The Los Angeles Times reports the impending destruction of a 5th Century Buddhist monastery in Afghanistan to make way for a Chinese copper mine.

“As an archaeologist, of course I’m worried about this,” said Khair Muhammad Khairzada, a researcher at the Afghan Institute of Archaeology, which is overseeing the dig. “I want all of the archaeological sites to be saved. But at the same time, Afghanistan’s economy is also important. It needs to grow.”

And so, a dozen archaeologists and 100 Afghan laborers are working like army ants to finish the dig. Many valuable relics were looted long ago, and the archaeologists won’t be able to save the ancient edifices from the mining company. But they can remove the statues, pottery and gold and silver coins still buried within the buildings.

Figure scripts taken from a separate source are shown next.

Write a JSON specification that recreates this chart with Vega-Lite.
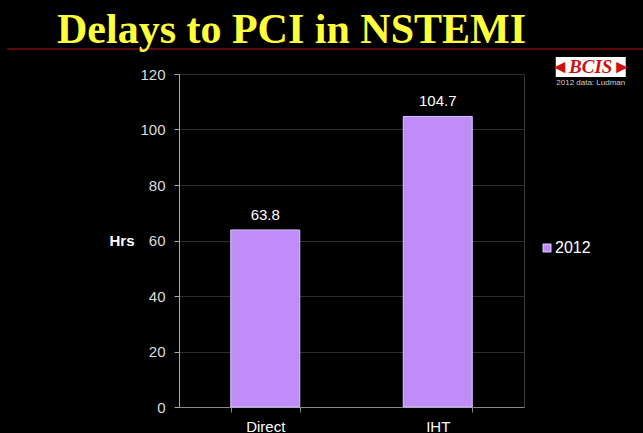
{
  "$schema": "https://vega.github.io/schema/vega-lite/v6.json",
  "width": 345,
  "height": 333,
  "autosize": {"type": "none"},
  "padding": {"left": 179, "top": 74, "right": 119, "bottom": 26},
  "background": "#000000",
  "config": {"view": {"stroke": "#3a3a3a"}, "font": "Liberation Sans"},
  "title": {
    "text": "Delays to PCI in NSTEMI",
    "font": "Liberation Serif",
    "fontSize": 42,
    "fontWeight": "bold",
    "color": "#ffff3b",
    "anchor": "middle",
    "dx": -60,
    "dy": 4,
    "offset": 0
  },
  "datasets": {
    "bars": [
      {"route": "Direct", "hrs": 63.8, "year": "2012"},
      {"route": "IHT", "hrs": 104.7, "year": "2012"}
    ],
    "logo": [{"t": "BCIS"}],
    "credit": [{"t": "2012 data: Ludman"}]
  },
  "layer": [
    {
      "data": {"name": "bars"},
      "mark": {"type": "bar", "stroke": "#dcc4ff", "strokeWidth": 1},
      "encoding": {
        "x": {
          "field": "route",
          "type": "nominal",
          "sort": null,
          "scale": {"paddingInner": 0.6, "paddingOuter": 0.3},
          "axis": {
            "title": null,
            "labelAngle": 0,
            "labelAlign": "center",
            "labelColor": "#ffffff",
            "labelFontSize": 15,
            "labelPadding": 7,
            "tickBand": "extent",
            "tickColor": "#888888",
            "tickSize": 5,
            "domainColor": "#888888",
            "grid": false
          }
        },
        "y": {
          "field": "hrs",
          "type": "quantitative",
          "scale": {"domain": [0, 120]},
          "axis": {
            "title": "Hrs",
            "titleAngle": 0,
            "titleColor": "#ffffff",
            "titleFontSize": 15,
            "titleFontWeight": "bold",
            "titleX": -45,
            "titleY": 166.5,
            "titleAlign": "right",
            "titleBaseline": "middle",
            "values": [0, 20, 40, 60, 80, 100, 120],
            "labelColor": "#dddddd",
            "labelFontSize": 15,
            "labelPadding": 9,
            "tickColor": "#aaaaaa",
            "tickSize": 5,
            "domainColor": "#aaaaaa",
            "gridColor": "#2e2e2e",
            "grid": true
          }
        },
        "color": {
          "field": "year",
          "type": "nominal",
          "scale": {"range": ["#c08cf7"]},
          "legend": {
            "orient": "none",
            "legendX": 360,
            "legendY": 166,
            "title": null,
            "labelColor": "#ffffff",
            "labelFontSize": 16,
            "labelFont": "Liberation Sans",
            "labelOffset": 0,
            "symbolType": "square",
            "symbolSize": 64,
            "symbolStrokeColor": "#e0ccff",
            "symbolStrokeWidth": 1
          }
        }
      }
    },
    {
      "data": {"name": "bars"},
      "mark": {"type": "text", "color": "#ffffff", "fontSize": 15, "baseline": "middle", "dy": -15},
      "encoding": {
        "x": {"field": "route", "type": "nominal", "sort": null},
        "y": {"field": "hrs", "type": "quantitative"},
        "text": {"field": "hrs", "type": "quantitative", "format": ".1f"}
      }
    },
    {
      "data": {"name": "logo"},
      "mark": {
        "type": "point",
        "shape": "M-1,-0.2857L1,-0.2857L1,0.2857L-1,0.2857Z",
        "size": 4900,
        "filled": true,
        "color": "#ffffff",
        "opacity": 1,
        "xOffset": 153,
        "clip": false
      },
      "encoding": {
        "x": {"datum": "IHT", "type": "nominal"},
        "y": {"datum": 122.5, "type": "quantitative"}
      }
    },
    {
      "data": {"name": "logo"},
      "mark": {
        "type": "text",
        "text": "◄BCIS►",
        "font": "Liberation Serif",
        "fontStyle": "italic",
        "fontWeight": "bold",
        "fontSize": 19,
        "color": "#cc1111",
        "baseline": "middle",
        "xOffset": 153,
        "clip": false
      },
      "encoding": {
        "x": {"datum": "IHT", "type": "nominal"},
        "y": {"datum": 122.5, "type": "quantitative"}
      }
    },
    {
      "data": {"name": "credit"},
      "mark": {
        "type": "text",
        "font": "Liberation Sans",
        "fontSize": 8,
        "color": "#d0d0d0",
        "baseline": "middle",
        "xOffset": 153,
        "clip": false
      },
      "encoding": {
        "x": {"datum": "IHT", "type": "nominal"},
        "y": {"datum": 116.8, "type": "quantitative"},
        "text": {"field": "t", "type": "nominal"}
      }
    },
    {
      "data": {"name": "logo"},
      "mark": {
        "type": "rule",
        "color": "#7a0c0c",
        "strokeWidth": 1.5,
        "xOffset": -258,
        "x2Offset": 205,
        "clip": false
      },
      "encoding": {
        "x": {"datum": "Direct", "type": "nominal"},
        "x2": {"datum": "IHT"},
        "y": {"datum": 129, "type": "quantitative"}
      }
    }
  ]
}
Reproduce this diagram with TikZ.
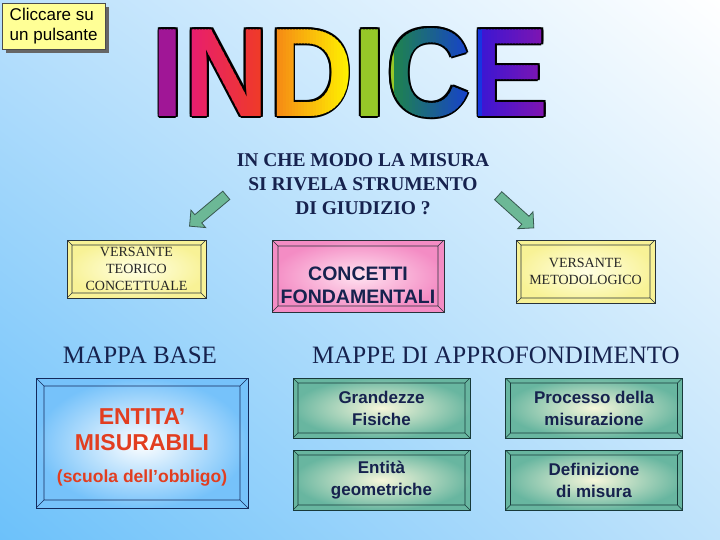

“We don’t know exactly how much time we have to excavate the site. Sometimes the deadline is 14 months and sometimes it’s two years. It will depend on the Chinese,” said Nicolas Engel, a young French archaeologist with James Joyce spectacles.

At The Atlantic, Joshua Foust compares the destruction with the Taliban’s demolition of colossal Buddha statues in Bamiyan and elsewhere:

While the Taliban’s relentless quest to erase Afghanistan’s Buddhist past for the sake of Islamic purity drew condemnation (however decreasing as time goes on), the Chinese quest to erase Afghanistan’s Buddhist past for the sake of some copper ore is drawing silence. There are many reasons for this: people can understand the desperate need for income and exports for the Afghan economy, the Chinese are not making a grandiose display of specifically targetting cultural heritage in the development of their mine, and, again, probably some measure of outrage fatigue.

Then again, the Chinese government didn’t seem particularly concerned when it flooded thousands of years of its own past in building the enormous Three Gorges Dam. It’s not like China is behaving out of character in Afghanistan.